The fashion brunch which held at the Ayo Van Elmar fashion Café had in attendance, fashion entrepreneurs, who not only got to learn about to the need to scale up their businesses but also to had the opportunity to network with colleagues in the industry.
According to one of the lawyers who spoke at the gathering, Bisola Blaize, fashion entrepreneurs often fear forming a company due to the consequential remittances and taxes that may be levelled against such business but she admonished that for businesses to be taken seriously, then forming a company was the way to go.
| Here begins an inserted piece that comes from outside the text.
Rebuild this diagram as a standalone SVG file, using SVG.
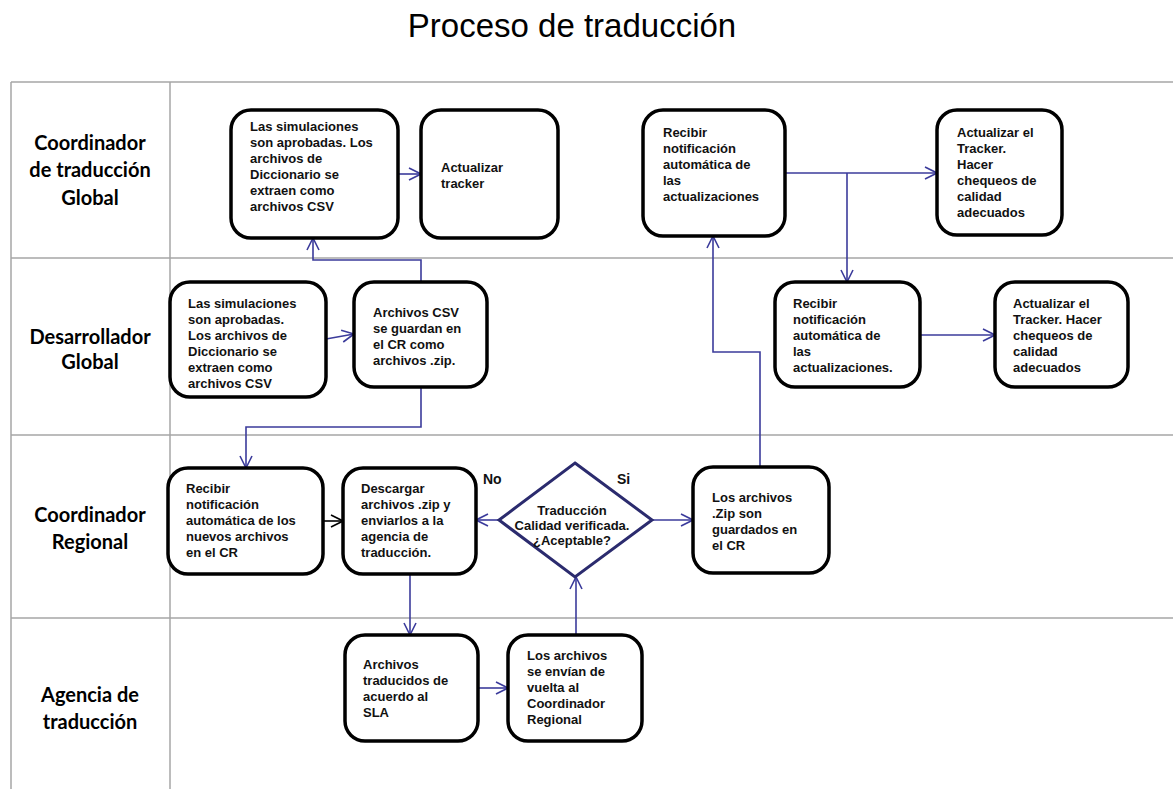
<svg xmlns="http://www.w3.org/2000/svg" width="1173" height="789" viewBox="0 0 1173 789">
<style>
.lane{stroke:#a6a6a6;stroke-width:1.5;fill:none}
.box{fill:#fff;stroke:#000;stroke-width:3.5}
.t{font-family:"Liberation Sans",Arial,sans-serif;font-weight:bold;font-size:13px;fill:#111}
.lbl{font-family:Lato,"Liberation Sans",sans-serif;font-weight:bold;font-size:20px;fill:#000;text-anchor:middle}
.c{fill:none;stroke:#3b3b9b;stroke-width:1.6}
</style>
<defs>
<marker id="ah" viewBox="0 0 14 14" refX="13" refY="7" markerWidth="14" markerHeight="14" markerUnits="userSpaceOnUse" orient="auto">
<path d="M1,1 L13,7 L1,13" fill="none" stroke="#3b3b9b" stroke-width="1.6"/>
</marker>
<marker id="ahk" viewBox="0 0 14 14" refX="13" refY="7" markerWidth="14" markerHeight="14" markerUnits="userSpaceOnUse" orient="auto">
<path d="M1,1 L13,7 L1,13" fill="none" stroke="#000" stroke-width="1.6"/>
</marker>
</defs>
<rect width="1173" height="789" fill="#fff"/>
<text x="572" y="37" font-family="Liberation Sans,Arial,sans-serif" font-size="33" text-anchor="middle" fill="#000">Proceso de traducción</text>
<g id="lanes">
<path class="lane" d="M11,82 H1173 M11,258 H1173 M11,435 H1173 M11,618 H1173 M11,82 V789 M170,82 V789"/>
<text class="lbl"><tspan x="90" y="150">Coordinador</tspan><tspan x="90" y="177">de traducción</tspan><tspan x="90" y="205">Global</tspan></text>
<text class="lbl"><tspan x="90" y="344">Desarrollador</tspan><tspan x="90" y="369">Global</tspan></text>
<text class="lbl"><tspan x="90" y="522">Coordinador</tspan><tspan x="90" y="549">Regional</tspan></text>
<text class="lbl"><tspan x="90" y="702">Agencia de</tspan><tspan x="90" y="729">traducción</tspan></text>
</g>
<g id="connectors">
<path class="c" d="M398,174 H421" marker-end="url(#ah)"/>
<path class="c" d="M785,173 H937" marker-end="url(#ah)"/>
<path class="c" d="M847,173 V282" marker-end="url(#ah)"/>
<path class="c" d="M920,335 H995" marker-end="url(#ah)"/>
<path class="c" d="M326,339 L354,334" marker-end="url(#ah)"/>
<path class="c" d="M421,282 V260 H313 V238" marker-end="url(#ah)"/>
<path class="c" d="M421,387 V427 H246 V468" marker-end="url(#ah)"/>
<path class="c" d="M323,521 H343" stroke="#000" style="stroke:#000" marker-end="url(#ahk)"/>
<path class="c" d="M499,520 H476" marker-end="url(#ah)"/>
<path class="c" d="M652,520 H693" marker-end="url(#ah)"/>
<path class="c" d="M410,574 V635" marker-end="url(#ah)"/>
<path class="c" d="M478,688 H508" marker-end="url(#ah)"/>
<path class="c" d="M576,635 V577" marker-end="url(#ah)"/>
<path class="c" d="M760,467 V352 H713 V236" marker-end="url(#ah)"/>
</g>
<g id="n1">
<rect class="box" x="231" y="110" width="167" height="128" rx="20"/>
<text class="t"><tspan x="250" y="131">Las simulaciones</tspan><tspan x="250" y="147">son aprobadas. Los</tspan><tspan x="250" y="163">archivos de</tspan><tspan x="250" y="179">Diccionario se</tspan><tspan x="250" y="195">extraen como</tspan><tspan x="250" y="211">archivos CSV</tspan></text>
</g>
<g id="n2">
<rect class="box" x="421" y="110" width="137" height="128" rx="20"/>
<text class="t"><tspan x="441" y="172">Actualizar</tspan><tspan x="441" y="188">tracker</tspan></text>
</g>
<g id="n3">
<rect class="box" x="643" y="110" width="142" height="126" rx="20"/>
<text class="t"><tspan x="663" y="137">Recibir</tspan><tspan x="663" y="153">notificación</tspan><tspan x="663" y="169">automática de</tspan><tspan x="663" y="185">las</tspan><tspan x="663" y="201">actualizaciones</tspan></text>
</g>
<g id="n4">
<rect class="box" x="937" y="110" width="125" height="125" rx="20"/>
<text class="t"><tspan x="957" y="137">Actualizar el</tspan><tspan x="957" y="153">Tracker.</tspan><tspan x="957" y="169">Hacer</tspan><tspan x="957" y="185">chequeos de</tspan><tspan x="957" y="201">calidad</tspan><tspan x="957" y="217">adecuados</tspan></text>
</g>
<g id="n5">
<rect class="box" x="775" y="282" width="145" height="105" rx="20"/>
<text class="t"><tspan x="793" y="308">Recibir</tspan><tspan x="793" y="324">notificación</tspan><tspan x="793" y="340">automática de</tspan><tspan x="793" y="356">las</tspan><tspan x="793" y="372">actualizaciones.</tspan></text>
</g>
<g id="n6">
<rect class="box" x="995" y="282" width="133" height="105" rx="20"/>
<text class="t"><tspan x="1013" y="308">Actualizar el</tspan><tspan x="1013" y="324">Tracker. Hacer</tspan><tspan x="1013" y="340">chequeos de</tspan><tspan x="1013" y="356">calidad</tspan><tspan x="1013" y="372">adecuados</tspan></text>
</g>
<g id="n7">
<rect class="box" x="170" y="282" width="156" height="115" rx="20"/>
<text class="t"><tspan x="188" y="308">Las simulaciones</tspan><tspan x="188" y="324">son aprobadas.</tspan><tspan x="188" y="340">Los archivos de</tspan><tspan x="188" y="356">Diccionario se</tspan><tspan x="188" y="372">extraen como</tspan><tspan x="188" y="388">archivos CSV</tspan></text>
</g>
<g id="n8">
<rect class="box" x="354" y="282" width="133" height="105" rx="20"/>
<text class="t"><tspan x="373" y="317">Archivos CSV</tspan><tspan x="373" y="333">se guardan en</tspan><tspan x="373" y="349">el CR como</tspan><tspan x="373" y="365">archivos  .zip.</tspan></text>
</g>
<g id="n9">
<rect class="box" x="168" y="468" width="155" height="106" rx="20"/>
<text class="t"><tspan x="186" y="493">Recibir</tspan><tspan x="186" y="509">notificación</tspan><tspan x="186" y="525">automática de los</tspan><tspan x="186" y="541">nuevos archivos</tspan><tspan x="186" y="557">en el CR</tspan></text>
</g>
<g id="n10">
<rect class="box" x="343" y="468" width="133" height="106" rx="20"/>
<text class="t"><tspan x="361" y="493">Descargar</tspan><tspan x="361" y="509">archivos .zip y</tspan><tspan x="361" y="525">enviarlos a la</tspan><tspan x="361" y="541">agencia de</tspan><tspan x="361" y="557">traducción.</tspan></text>
</g>
<g id="n11">
<polygon points="575,463 652,520 575,577 499,520" fill="#fff" stroke="#2b2b6e" stroke-width="3"/>
<text class="t" text-anchor="middle"><tspan x="572" y="515">Traducción</tspan><tspan x="572" y="530">Calidad verificada.</tspan><tspan x="572" y="545">¿Aceptable?</tspan></text>
<text class="t" x="483" y="484" font-size="14" style="font-size:14px">No</text>
<text class="t" x="617" y="484" style="font-size:14px">Si</text>
</g>
<g id="n12">
<rect class="box" x="693" y="467" width="136" height="106" rx="20"/>
<text class="t"><tspan x="712" y="502">Los archivos</tspan><tspan x="712" y="518">.Zip son</tspan><tspan x="712" y="534">guardados en</tspan><tspan x="712" y="550">el CR</tspan></text>
</g>
<g id="n13">
<rect class="box" x="345" y="635" width="133" height="106" rx="20"/>
<text class="t"><tspan x="363" y="669">Archivos</tspan><tspan x="363" y="685">traducidos de</tspan><tspan x="363" y="701">acuerdo al</tspan><tspan x="363" y="717">SLA</tspan></text>
</g>
<g id="n14">
<rect class="box" x="508" y="635" width="134" height="106" rx="20"/>
<text class="t"><tspan x="527" y="660">Los archivos</tspan><tspan x="527" y="676">se envían de</tspan><tspan x="527" y="692">vuelta al</tspan><tspan x="527" y="708">Coordinador</tspan><tspan x="527" y="724">Regional</tspan></text>
</g>
</svg>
“The main fear of fashion entrepreneur is double taxation, like an instance that was mentioned here of two different taxation agencies coming after one establishment. There is also the fear of forming a company, where at the end of the day, you are not making profit and government agencies expect you to make remittances.
At the end of the day, they have to take that step, because without forming a company, you cannot approach a bank for loan and they will take you seriously. Forming a company presents you to the world as a brand who is ready to do business.
Blaize went on to explain the other types of business ownership, however, she noted that forming a company, which could be owned by 1-50 persons is the best format for fashion entrepreneurs.
Speaking at the brunch, the curator of the fashion brunch, Joan Gbefwi noted that the “Fashion brunch is a quarterly event and for this edition, we have lawyers, who helped us to shed light on the legal aspects of our industry.”
Gbefwi also revealed her motivation for hosting the brunch, “I’m very passionate about fashion. Not just about the glitz and glamour of fashion, to me, fashion is work. Through work, I pay my bills. If it is productive, then it is all good for us. I’m happy to see fashion doing so great in Nigeria. I schooled in Milan, Italy and for them, fashion is a big deal. I remember that there was fashion week and their then Prime Minister Berlusconi came out to speak, it was like President Buhari coming to speak to Nigerians on fashion. I don’t know if Nigeria will get there but I hope that Nigeria will, because Nigerians are very fashion forward people.”
Another lawyer, who spoke at the brunch was the Managing partner of Azetc Solicitors, Efunyinka Osipitan who explained the different forms of legal protection available to creatives in the fashion industry, from copyrighting of their designs to getting patents, to trademarks.
Osipitan however made it known that given the absence of strong laws to protect fashion creatives in Nigeria, trademarking their sketches, logo and brands were the next best legal protection they could have.
According to the curator, Gbefwi, “the Fashion brunch is meant to grow productivity in the fashion industry, so I invite people from across the entire value chain, from designers, stylists photographers, fashion academies, PR and I always have an headliner outside the core of fashion to tell us how to grow our business and how our industry and their industry can do business together.”